■ WHAT THE TASK ASKS
Each line containing the word "chart" needs to be copied.

■ SOURCE DATA
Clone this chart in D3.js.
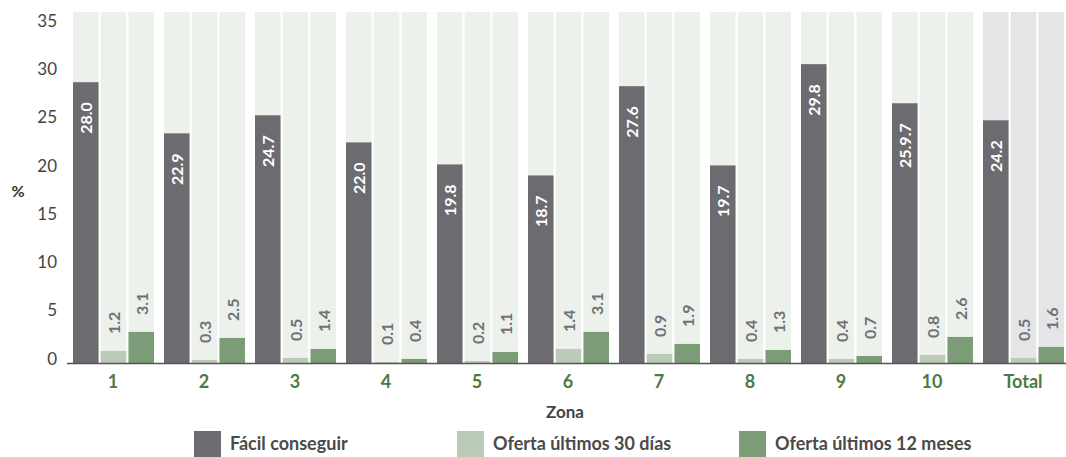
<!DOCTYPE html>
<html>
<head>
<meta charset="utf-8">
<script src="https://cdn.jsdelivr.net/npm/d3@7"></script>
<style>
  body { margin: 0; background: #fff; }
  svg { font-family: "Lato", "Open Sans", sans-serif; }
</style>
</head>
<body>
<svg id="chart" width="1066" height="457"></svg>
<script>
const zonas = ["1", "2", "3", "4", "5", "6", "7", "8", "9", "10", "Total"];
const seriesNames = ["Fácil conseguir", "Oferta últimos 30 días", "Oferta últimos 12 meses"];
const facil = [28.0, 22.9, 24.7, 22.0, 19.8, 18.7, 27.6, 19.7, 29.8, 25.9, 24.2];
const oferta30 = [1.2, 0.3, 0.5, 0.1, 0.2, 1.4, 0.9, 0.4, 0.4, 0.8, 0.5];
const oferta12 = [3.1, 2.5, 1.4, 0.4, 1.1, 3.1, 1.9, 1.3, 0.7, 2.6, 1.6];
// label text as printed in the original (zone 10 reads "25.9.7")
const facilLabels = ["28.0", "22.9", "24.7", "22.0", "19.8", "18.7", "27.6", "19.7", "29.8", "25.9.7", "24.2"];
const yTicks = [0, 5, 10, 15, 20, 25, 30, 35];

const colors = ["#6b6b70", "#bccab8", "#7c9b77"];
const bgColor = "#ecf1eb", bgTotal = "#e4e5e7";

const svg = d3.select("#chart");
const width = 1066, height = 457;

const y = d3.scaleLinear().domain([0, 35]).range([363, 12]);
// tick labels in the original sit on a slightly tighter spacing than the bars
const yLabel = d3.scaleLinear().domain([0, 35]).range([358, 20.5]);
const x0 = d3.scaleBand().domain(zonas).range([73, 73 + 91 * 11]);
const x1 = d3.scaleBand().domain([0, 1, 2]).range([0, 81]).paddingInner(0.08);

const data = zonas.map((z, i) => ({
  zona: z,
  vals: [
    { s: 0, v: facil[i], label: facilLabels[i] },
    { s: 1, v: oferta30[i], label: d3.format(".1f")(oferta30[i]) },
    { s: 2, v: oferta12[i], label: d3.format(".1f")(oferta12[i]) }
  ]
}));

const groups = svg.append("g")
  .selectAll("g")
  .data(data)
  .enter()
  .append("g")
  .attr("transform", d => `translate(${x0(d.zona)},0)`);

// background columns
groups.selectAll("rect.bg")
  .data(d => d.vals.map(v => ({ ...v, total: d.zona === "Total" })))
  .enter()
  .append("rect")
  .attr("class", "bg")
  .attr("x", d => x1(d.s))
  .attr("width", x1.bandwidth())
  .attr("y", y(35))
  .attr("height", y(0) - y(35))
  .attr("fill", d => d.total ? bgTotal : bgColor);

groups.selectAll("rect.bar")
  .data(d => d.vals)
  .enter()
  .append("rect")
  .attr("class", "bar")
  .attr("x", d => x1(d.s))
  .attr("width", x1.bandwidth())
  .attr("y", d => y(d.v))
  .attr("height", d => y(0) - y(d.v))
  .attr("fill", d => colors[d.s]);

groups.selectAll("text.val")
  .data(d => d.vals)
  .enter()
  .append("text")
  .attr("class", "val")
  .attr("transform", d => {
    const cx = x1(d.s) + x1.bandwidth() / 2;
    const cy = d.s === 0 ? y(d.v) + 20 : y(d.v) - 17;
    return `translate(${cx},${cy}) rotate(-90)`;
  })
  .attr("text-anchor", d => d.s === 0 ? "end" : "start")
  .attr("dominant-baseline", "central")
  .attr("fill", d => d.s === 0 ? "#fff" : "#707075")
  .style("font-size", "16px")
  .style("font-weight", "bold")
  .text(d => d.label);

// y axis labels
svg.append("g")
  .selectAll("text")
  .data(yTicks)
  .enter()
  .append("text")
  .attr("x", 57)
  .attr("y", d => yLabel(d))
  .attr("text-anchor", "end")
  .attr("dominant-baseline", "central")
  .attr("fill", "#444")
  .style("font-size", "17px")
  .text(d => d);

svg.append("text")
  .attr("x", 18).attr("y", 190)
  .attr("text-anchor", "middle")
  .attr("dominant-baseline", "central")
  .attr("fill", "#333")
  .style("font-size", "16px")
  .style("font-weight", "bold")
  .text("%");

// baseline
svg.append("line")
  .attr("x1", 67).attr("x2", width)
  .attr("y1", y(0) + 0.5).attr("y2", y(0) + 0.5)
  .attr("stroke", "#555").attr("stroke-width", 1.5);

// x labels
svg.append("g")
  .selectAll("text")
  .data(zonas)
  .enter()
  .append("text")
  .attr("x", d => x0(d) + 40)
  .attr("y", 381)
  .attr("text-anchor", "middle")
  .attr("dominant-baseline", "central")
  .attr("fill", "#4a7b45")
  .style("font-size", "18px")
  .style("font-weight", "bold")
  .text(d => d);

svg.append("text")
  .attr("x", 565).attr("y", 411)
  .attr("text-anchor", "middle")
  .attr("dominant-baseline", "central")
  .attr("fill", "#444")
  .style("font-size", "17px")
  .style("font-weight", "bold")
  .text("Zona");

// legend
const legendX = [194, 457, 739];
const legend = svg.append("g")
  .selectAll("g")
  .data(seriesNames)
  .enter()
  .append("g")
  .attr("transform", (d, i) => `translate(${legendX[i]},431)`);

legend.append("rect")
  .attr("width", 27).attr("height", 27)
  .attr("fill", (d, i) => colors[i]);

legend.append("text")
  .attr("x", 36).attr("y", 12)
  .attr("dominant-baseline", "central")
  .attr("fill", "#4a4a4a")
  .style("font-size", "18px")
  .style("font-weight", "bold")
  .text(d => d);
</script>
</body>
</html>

■ ANSWER TO THE EXERCISE
Clone this chart in D3.js.
<svg id="chart" width="1066" height="457"></svg>
const svg = d3.select("#chart");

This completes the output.